++++ Entries ++++

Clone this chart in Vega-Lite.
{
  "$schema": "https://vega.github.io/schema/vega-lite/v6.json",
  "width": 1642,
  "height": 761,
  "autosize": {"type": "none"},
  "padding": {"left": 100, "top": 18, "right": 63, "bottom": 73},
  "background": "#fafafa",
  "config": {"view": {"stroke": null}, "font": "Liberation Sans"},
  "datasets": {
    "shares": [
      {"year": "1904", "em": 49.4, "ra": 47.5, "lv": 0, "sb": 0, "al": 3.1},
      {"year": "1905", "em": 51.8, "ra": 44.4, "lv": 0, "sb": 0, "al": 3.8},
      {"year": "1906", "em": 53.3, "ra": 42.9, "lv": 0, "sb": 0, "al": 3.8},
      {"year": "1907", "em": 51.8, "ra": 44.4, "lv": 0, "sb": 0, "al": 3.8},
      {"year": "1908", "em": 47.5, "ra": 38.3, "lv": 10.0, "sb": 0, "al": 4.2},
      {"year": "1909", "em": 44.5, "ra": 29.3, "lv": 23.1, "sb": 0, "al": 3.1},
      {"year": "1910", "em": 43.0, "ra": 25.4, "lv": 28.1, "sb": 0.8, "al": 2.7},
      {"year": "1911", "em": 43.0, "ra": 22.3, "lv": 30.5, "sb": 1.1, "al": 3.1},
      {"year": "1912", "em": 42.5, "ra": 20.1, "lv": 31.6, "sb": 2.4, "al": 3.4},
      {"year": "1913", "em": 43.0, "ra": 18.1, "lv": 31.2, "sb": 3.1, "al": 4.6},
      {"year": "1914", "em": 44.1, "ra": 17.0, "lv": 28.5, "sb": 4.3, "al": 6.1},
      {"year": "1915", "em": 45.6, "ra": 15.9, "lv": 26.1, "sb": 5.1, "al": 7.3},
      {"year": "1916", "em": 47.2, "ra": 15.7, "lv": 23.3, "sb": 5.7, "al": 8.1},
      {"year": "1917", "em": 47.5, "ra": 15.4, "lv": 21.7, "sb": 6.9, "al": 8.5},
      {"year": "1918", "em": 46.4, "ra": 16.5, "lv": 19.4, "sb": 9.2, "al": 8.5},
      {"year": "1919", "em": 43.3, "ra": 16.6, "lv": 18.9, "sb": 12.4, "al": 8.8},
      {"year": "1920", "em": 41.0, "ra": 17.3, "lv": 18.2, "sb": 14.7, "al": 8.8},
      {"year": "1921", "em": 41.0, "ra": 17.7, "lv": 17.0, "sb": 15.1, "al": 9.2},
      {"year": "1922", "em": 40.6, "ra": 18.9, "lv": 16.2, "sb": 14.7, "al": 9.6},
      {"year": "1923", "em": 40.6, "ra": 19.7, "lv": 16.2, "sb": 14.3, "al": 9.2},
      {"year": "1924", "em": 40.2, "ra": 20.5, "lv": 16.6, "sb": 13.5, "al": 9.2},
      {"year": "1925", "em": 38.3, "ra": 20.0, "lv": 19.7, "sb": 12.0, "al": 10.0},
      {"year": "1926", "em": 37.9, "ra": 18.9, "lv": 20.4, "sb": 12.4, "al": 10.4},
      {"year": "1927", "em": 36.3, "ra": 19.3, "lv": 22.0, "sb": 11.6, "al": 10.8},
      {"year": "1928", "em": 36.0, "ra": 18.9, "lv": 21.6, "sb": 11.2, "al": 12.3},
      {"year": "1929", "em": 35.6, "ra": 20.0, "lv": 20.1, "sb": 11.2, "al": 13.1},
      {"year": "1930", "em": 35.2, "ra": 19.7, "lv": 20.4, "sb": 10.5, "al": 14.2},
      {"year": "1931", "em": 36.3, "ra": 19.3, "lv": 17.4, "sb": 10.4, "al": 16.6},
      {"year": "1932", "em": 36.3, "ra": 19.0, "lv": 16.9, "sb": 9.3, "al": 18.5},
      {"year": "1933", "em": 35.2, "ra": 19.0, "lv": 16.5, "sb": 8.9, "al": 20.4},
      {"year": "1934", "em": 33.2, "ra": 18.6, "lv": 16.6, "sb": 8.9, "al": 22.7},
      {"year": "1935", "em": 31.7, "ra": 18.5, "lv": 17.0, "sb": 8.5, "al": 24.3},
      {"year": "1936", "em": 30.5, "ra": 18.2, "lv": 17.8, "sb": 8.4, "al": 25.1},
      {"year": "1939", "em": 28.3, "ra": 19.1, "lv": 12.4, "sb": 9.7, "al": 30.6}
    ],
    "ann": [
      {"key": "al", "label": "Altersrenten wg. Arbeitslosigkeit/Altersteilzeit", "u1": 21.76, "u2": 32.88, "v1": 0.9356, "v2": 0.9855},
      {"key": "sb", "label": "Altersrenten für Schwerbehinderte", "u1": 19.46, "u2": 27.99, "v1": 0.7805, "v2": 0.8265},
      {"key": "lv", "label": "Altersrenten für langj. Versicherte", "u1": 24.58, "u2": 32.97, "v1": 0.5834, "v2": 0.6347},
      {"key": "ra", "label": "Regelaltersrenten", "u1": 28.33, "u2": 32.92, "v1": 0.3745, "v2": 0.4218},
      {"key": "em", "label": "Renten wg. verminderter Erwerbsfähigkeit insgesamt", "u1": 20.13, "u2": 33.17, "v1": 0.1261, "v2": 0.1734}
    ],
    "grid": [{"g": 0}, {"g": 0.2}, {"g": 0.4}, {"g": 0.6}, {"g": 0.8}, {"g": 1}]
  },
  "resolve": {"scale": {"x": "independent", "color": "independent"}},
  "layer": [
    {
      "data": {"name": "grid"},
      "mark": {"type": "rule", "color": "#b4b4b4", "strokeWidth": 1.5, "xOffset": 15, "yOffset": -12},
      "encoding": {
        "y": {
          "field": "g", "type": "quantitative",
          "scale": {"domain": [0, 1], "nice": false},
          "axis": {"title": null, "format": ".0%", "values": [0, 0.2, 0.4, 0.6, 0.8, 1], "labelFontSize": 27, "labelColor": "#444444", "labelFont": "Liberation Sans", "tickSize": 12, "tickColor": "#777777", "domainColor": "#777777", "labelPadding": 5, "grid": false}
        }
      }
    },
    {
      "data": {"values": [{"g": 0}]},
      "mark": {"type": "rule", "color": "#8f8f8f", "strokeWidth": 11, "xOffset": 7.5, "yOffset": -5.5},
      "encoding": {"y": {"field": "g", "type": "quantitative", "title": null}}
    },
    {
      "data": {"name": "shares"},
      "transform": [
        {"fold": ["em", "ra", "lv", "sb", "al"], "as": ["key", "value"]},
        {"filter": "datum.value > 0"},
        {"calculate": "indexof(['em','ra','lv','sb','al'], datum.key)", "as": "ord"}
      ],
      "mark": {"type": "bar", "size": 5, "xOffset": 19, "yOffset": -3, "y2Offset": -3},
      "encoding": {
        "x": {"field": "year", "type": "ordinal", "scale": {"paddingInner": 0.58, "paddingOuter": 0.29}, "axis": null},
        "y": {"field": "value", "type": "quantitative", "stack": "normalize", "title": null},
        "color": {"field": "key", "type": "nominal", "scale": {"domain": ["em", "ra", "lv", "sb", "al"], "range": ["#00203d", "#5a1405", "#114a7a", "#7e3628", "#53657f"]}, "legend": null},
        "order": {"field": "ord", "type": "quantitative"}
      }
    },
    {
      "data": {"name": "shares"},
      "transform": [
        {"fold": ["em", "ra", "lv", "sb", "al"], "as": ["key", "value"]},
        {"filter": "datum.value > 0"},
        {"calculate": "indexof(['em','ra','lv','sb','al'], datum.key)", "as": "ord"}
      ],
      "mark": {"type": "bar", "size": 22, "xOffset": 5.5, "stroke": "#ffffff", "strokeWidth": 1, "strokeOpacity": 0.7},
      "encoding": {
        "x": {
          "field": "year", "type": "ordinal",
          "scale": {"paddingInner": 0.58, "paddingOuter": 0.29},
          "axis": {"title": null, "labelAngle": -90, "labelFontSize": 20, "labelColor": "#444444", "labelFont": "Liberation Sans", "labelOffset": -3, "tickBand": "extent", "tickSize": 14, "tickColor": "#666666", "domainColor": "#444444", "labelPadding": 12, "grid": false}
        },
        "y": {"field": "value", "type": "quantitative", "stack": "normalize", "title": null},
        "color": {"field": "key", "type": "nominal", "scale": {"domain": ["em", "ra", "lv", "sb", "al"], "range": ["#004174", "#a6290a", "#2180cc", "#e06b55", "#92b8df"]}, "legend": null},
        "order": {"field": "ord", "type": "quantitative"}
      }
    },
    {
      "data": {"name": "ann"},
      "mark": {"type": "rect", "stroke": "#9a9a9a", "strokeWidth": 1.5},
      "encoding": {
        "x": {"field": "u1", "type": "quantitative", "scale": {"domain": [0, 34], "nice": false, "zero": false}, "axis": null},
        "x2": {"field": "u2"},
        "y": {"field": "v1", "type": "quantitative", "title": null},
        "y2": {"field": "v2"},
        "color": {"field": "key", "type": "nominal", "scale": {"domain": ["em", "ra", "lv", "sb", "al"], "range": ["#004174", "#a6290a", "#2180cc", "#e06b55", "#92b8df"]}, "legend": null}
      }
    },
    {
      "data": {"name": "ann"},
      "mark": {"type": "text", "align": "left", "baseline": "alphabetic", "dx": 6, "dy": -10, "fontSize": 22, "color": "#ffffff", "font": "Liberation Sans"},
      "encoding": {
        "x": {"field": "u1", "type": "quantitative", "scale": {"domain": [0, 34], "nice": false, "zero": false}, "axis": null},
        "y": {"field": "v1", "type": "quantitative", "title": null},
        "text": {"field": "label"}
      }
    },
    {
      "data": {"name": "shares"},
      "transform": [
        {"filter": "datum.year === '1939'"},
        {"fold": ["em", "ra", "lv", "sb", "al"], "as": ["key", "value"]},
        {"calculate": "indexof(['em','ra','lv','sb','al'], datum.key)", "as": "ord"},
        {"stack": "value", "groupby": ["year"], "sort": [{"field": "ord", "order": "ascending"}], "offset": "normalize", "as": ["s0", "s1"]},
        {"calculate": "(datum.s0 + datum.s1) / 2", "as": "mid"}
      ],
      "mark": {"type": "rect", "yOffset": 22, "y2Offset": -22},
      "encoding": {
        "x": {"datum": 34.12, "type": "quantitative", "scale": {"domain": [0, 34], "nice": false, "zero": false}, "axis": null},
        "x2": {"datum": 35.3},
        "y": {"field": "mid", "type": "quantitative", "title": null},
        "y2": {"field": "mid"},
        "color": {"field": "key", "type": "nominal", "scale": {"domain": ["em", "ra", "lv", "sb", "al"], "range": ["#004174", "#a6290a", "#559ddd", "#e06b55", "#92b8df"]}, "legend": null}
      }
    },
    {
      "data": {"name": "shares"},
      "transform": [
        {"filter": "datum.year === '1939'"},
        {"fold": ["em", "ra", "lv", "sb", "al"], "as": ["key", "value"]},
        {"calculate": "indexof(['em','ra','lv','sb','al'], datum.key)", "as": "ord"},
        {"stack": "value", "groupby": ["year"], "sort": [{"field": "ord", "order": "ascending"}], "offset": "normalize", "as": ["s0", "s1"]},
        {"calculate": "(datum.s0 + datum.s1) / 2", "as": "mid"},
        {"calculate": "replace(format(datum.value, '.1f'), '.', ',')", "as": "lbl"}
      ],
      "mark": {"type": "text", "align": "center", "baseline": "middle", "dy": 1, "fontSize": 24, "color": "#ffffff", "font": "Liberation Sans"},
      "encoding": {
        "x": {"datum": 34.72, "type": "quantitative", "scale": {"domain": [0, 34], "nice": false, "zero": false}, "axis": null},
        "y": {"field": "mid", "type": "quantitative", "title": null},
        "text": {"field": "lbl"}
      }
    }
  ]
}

++++
++++ Entries ++++

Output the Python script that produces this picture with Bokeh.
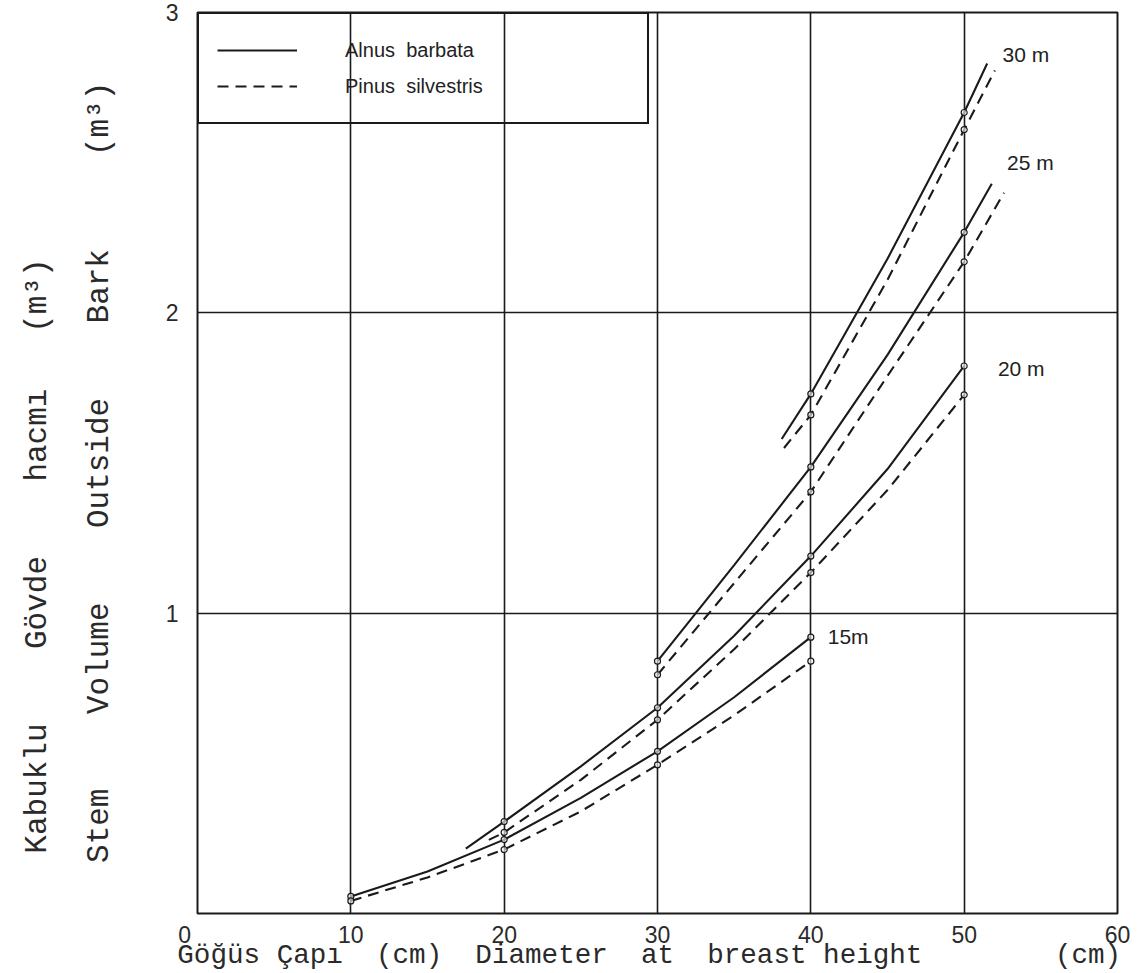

++++
++++ Entries ++++

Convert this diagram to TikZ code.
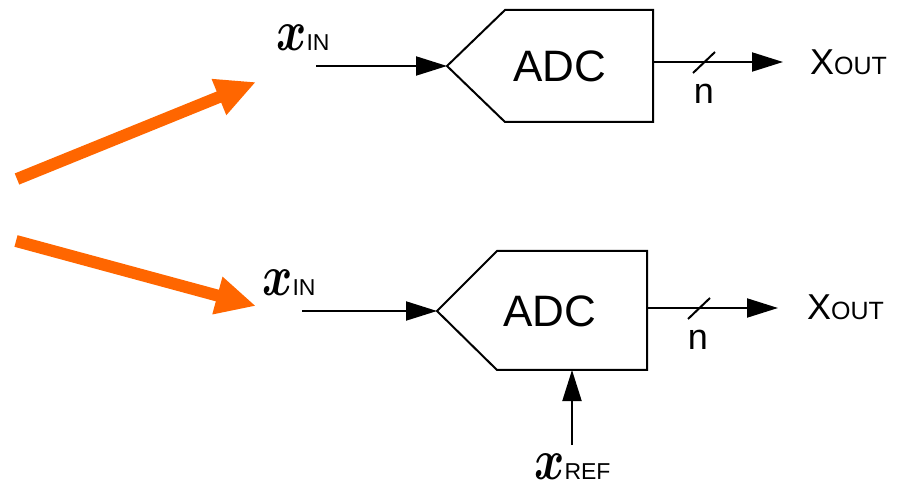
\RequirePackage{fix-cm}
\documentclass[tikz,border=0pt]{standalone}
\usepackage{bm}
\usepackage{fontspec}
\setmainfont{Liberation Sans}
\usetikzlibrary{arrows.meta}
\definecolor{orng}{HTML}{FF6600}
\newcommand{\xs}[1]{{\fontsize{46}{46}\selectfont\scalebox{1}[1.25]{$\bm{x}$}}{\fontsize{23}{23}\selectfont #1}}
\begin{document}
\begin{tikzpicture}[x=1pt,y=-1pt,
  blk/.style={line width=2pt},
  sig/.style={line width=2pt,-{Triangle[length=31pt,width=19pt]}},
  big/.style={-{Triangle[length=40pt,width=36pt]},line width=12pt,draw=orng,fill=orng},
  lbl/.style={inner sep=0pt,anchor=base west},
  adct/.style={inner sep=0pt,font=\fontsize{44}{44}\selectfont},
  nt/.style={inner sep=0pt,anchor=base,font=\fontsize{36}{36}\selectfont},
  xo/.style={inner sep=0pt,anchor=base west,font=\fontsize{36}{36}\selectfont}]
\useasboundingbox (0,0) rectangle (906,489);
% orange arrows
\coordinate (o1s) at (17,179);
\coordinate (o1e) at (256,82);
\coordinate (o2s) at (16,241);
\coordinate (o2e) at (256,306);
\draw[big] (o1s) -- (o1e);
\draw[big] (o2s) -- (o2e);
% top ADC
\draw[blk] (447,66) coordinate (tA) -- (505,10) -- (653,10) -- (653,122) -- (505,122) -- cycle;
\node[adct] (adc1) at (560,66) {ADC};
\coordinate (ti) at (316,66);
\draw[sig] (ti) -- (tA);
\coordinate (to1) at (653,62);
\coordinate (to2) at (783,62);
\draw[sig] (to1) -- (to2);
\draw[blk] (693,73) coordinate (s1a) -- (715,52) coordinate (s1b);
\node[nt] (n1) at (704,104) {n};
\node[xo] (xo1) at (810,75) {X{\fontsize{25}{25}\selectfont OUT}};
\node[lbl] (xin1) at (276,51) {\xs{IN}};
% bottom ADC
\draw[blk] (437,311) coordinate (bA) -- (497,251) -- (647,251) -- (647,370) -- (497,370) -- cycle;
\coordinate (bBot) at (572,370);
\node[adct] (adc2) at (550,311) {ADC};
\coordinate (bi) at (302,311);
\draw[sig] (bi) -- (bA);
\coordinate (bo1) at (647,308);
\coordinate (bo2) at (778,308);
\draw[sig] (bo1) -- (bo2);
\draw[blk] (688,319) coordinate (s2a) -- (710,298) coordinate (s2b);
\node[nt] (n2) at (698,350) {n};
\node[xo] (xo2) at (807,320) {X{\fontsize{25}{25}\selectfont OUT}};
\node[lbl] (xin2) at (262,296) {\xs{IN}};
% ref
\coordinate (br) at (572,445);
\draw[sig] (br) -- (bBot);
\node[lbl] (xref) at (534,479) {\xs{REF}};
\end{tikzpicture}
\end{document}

++++

[Aim of the task]
State the count of lines above containing the string "this", and add nothing to it.

[Exercise solution]
3